**Instructions for the task**
Write out again exactly the lines from the one containing "Convert this chart to matplotlib code." through the one containing "bh = ax.bar(x", both included, and omit the pictures.

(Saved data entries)
────────────────

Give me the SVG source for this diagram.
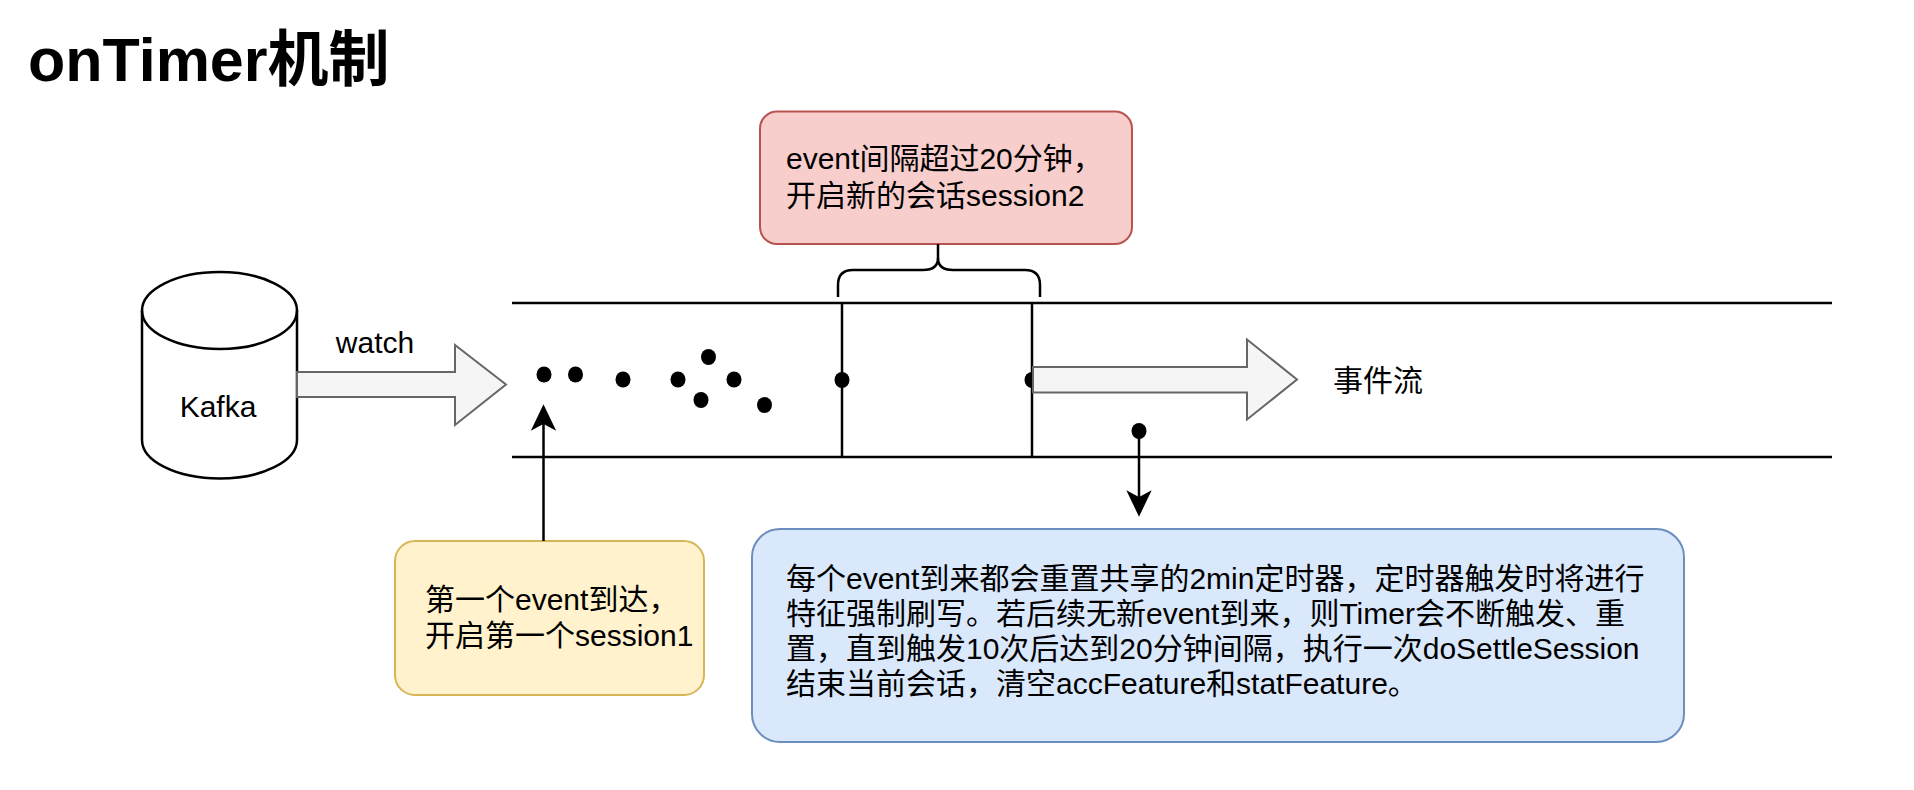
<svg xmlns="http://www.w3.org/2000/svg" width="1914" height="790" viewBox="0 0 1914 790">
<style>
.t{font-family:"Liberation Sans","Noto Sans CJK SC",sans-serif;font-size:30px;fill:#000}
.title{font-family:"Liberation Sans","Noto Sans CJK SC",sans-serif;font-size:61px;font-weight:bold;fill:#000}
.ln{stroke:#000;stroke-width:2.5;fill:none}
.blk{fill:#f5f5f5;stroke:#666;stroke-width:2}
.dot{fill:#000}
</style>
<rect width="1914" height="790" fill="#fff"/>
<g id="title"><text class="title" x="28" y="81">onTimer机制</text></g>

<g id="stream">
<line class="ln" x1="512" y1="303" x2="1832" y2="303"/>
<line class="ln" x1="512" y1="457" x2="1832" y2="457"/>
<line class="ln" x1="842" y1="303" x2="842" y2="457"/>
<line class="ln" x1="1032" y1="303" x2="1032" y2="457"/>
</g>

<g id="events">
<ellipse class="dot" cx="544" cy="374.5" rx="7.5" ry="8"/>
<ellipse class="dot" cx="575.5" cy="374.5" rx="7.5" ry="8"/>
<ellipse class="dot" cx="623" cy="379.5" rx="7.5" ry="8"/>
<ellipse class="dot" cx="678" cy="379.5" rx="7.5" ry="8"/>
<ellipse class="dot" cx="708.5" cy="357" rx="7.5" ry="8"/>
<ellipse class="dot" cx="734" cy="379.5" rx="7.5" ry="8"/>
<ellipse class="dot" cx="701" cy="400" rx="7.5" ry="8"/>
<ellipse class="dot" cx="764.5" cy="405" rx="7.5" ry="8"/>
<ellipse class="dot" cx="842" cy="380" rx="7.5" ry="8"/>
<ellipse class="dot" cx="1032" cy="380" rx="7.5" ry="8"/>
<ellipse class="dot" cx="1139" cy="431" rx="7.5" ry="8"/>
</g>

<g id="kafka">
<path d="M142 310.5 A77.5 38.5 0 0 1 297 310.5 L297 440 A77.5 38.5 0 0 1 142 440 Z" fill="#fff" stroke="#000" stroke-width="2.5"/>
<path d="M142 310.5 A77.5 38.5 0 0 0 297 310.5" fill="none" stroke="#000" stroke-width="2.5"/>
<text class="t" x="218" y="417" text-anchor="middle">Kafka</text>
</g>

<g id="watch-arrow">
<path class="blk" d="M297 372 L455 372 L455 345 L506 384.5 L455 425 L455 397 L297 397 Z"/>
<text class="t" x="375" y="353" text-anchor="middle">watch</text>
</g>

<g id="flow-arrow">
<path class="blk" d="M1033 367 L1247 367 L1247 339.5 L1297 379.5 L1247 419.5 L1247 392.5 L1033 392.5 Z"/>
<text class="t" x="1333" y="391">事件流</text>
</g>

<g id="session2-note">
<rect x="760" y="111.5" width="372" height="132.5" rx="17" ry="17" fill="#f8cecc" stroke="#b85450" stroke-width="2"/>
<text class="t" x="786" y="169">event间隔超过20分钟，</text>
<text class="t" x="786" y="206">开启新的会话session2</text>
</g>

<g id="session1-note">
<rect x="395" y="541" width="309" height="154" rx="20" ry="20" fill="#fff2cc" stroke="#d6b656" stroke-width="2"/>
<text class="t" x="425" y="609.5">第一个event到达，</text>
<text class="t" x="425" y="646">开启第一个session1</text>
</g>

<g id="timer-note">
<rect x="752" y="529" width="932" height="213" rx="28" ry="28" fill="#dae8fc" stroke="#6c8ebf" stroke-width="2"/>
<text class="t" x="786" y="588.5">每个event到来都会重置共享的2min定时器，定时器触发时将进行</text>
<text class="t" x="786" y="623.5">特征强制刷写。若后续无新event到来，则Timer会不断触发、重</text>
<text class="t" x="786" y="658.5">置，直到触发10次后达到20分钟间隔，执行一次doSettleSession</text>
<text class="t" x="786" y="693.5">结束当前会话，清空accFeature和statFeature。</text>
</g>

<g id="connectors">
<path class="ln" d="M938 244 L938 258 Q938 270 923 270 L853 270 Q838 270 838 285 L838 297"/>
<path class="ln" d="M938 258 Q938 270 953 270 L1025 270 Q1040 270 1040 285 L1040 297"/>
<line class="ln" x1="543.5" y1="541" x2="543.5" y2="424"/>
<path d="M543.5 406 L554.5 429 L543.5 423 L532.5 429 Z" fill="#000" stroke="#000" stroke-width="1.5"/>
<line class="ln" x1="1139" y1="431" x2="1139" y2="498"/>
<path d="M1139 515 L1150 492 L1139 498 L1128 492 Z" fill="#000" stroke="#000" stroke-width="1.5"/>
</g>
</svg>
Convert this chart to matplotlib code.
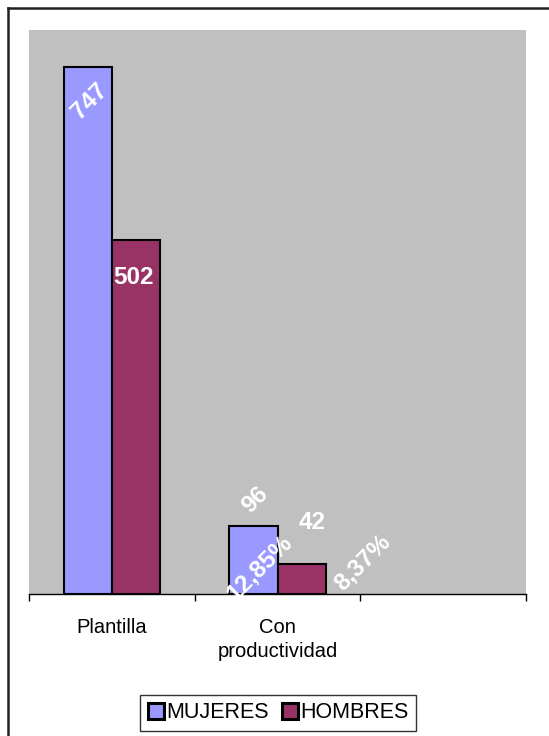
import numpy as np
import matplotlib
matplotlib.use("Agg")
import matplotlib.pyplot as plt
from matplotlib.lines import Line2D

plt.rcParams['font.family'] = ['Liberation Sans', 'DejaVu Sans']

# data
categories = ['Plantilla', 'Con\nproductividad', '']
mujeres = [747, 96]
hombres = [502, 42]
pct_mujeres = ['', '12,85%']
pct_hombres = ['', '8,37%']

col_m = '#9999FF'
col_h = '#993366'

fig = plt.figure(figsize=(5.49, 7.36), dpi=100)
ax = fig.add_axes([29/549, 1-594/736, (526-29)/549, (594-30)/736])
ax.set_facecolor('#C0C0C0')

w = 0.29
x = np.arange(len(mujeres)) + 0.5
bm = ax.bar(x - w/2, mujeres, w, color=col_m, edgecolor='black', linewidth=1.5, label='MUJERES')
bh = ax.bar(x + w/2, hombres, w, color=col_h, edgecolor='black', linewidth=1.5, label='HOMBRES')

ax.set_xlim(0, 3)
ax.set_ylim(0, 800)
ax.set_yticks([])
ax.set_xticks([0, 1, 2, 3])
ax.set_xticklabels([])
ax.set_xticks(np.arange(3) + 0.5, minor=True)
ax.set_xticklabels(categories, minor=True, fontsize=14.5, linespacing=1.35)
ax.tick_params(axis='x', which='major', direction='out', length=5, width=1)
ax.tick_params(axis='x', which='minor', length=0, pad=17)
for s in ['top', 'right', 'left']:
    ax.spines[s].set_visible(False)
ax.spines['bottom'].set_linewidth(1)

lbl = dict(color='white', fontweight='bold', fontsize=17.5, ha='center', va='center',
           textcoords='offset pixels')

# value labels (positions imitate the original spreadsheet chart)
ax.annotate(str(mujeres[0]), (x[0] - w/2, mujeres[0]), xytext=(2, -34), rotation=45, **lbl)
ax.annotate(str(hombres[0]), (x[0] + w/2, hombres[0]), xytext=(-2, -37), **lbl)
ax.annotate(str(mujeres[1]), (x[1] - w/2, mujeres[1]), xytext=(2, 26), rotation=45, **lbl)
ax.annotate(str(hombres[1]), (x[1] + w/2, hombres[1]), xytext=(11, 42), **lbl)
ax.annotate(pct_mujeres[1], (x[1] - w/2, 0), xytext=(6, 26), rotation=45, **lbl)
ax.annotate(pct_hombres[1], (x[1] + w/2, 0), xytext=(61, 31), rotation=45, **lbl)

leg = fig.legend(handles=[bm, bh], loc='center', bbox_to_anchor=(278/549, 1-713/736),
                 ncol=2, fontsize=15.5, frameon=True, fancybox=False,
                 handlelength=0.75, handleheight=0.75, handletextpad=0.1,
                 columnspacing=0.6, borderpad=0.35)
leg.get_frame().set_edgecolor('black')
leg.get_frame().set_linewidth(1)
for h in leg.legend_handles:
    h.set_linewidth(2.2)

# outer chart border (left and top visible)
fig.add_artist(Line2D([7.5/549, 7.5/549], [0, 1-8/736], transform=fig.transFigure,
                      color='#222222', linewidth=1.8))
fig.add_artist(Line2D([7.5/549, 1], [1-8/736, 1-8/736], transform=fig.transFigure,
                      color='#222222', linewidth=1.8))

fig.savefig('out.png', dpi=100)
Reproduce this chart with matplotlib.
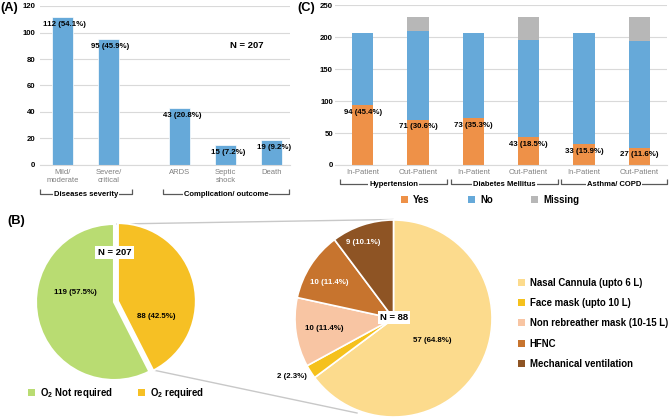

────────────────

**Solution for this problem**
Convert this chart to matplotlib code.
import numpy as np
import matplotlib
matplotlib.use("Agg")
import matplotlib.pyplot as plt
from matplotlib.lines import Line2D

plt.rcParams['font.family'] = ['Liberation Sans', 'DejaVu Sans']

# data
categories = ['Plantilla', 'Con\nproductividad', '']
mujeres = [747, 96]
hombres = [502, 42]
pct_mujeres = ['', '12,85%']
pct_hombres = ['', '8,37%']

col_m = '#9999FF'
col_h = '#993366'

fig = plt.figure(figsize=(5.49, 7.36), dpi=100)
ax = fig.add_axes([29/549, 1-594/736, (526-29)/549, (594-30)/736])
ax.set_facecolor('#C0C0C0')

w = 0.29
x = np.arange(len(mujeres)) + 0.5
bm = ax.bar(x - w/2, mujeres, w, color=col_m, edgecolor='black', linewidth=1.5, label='MUJERES')
bh = ax.bar(x + w/2, hombres, w, color=col_h, edgecolor='black', linewidth=1.5, label='HOMBRES')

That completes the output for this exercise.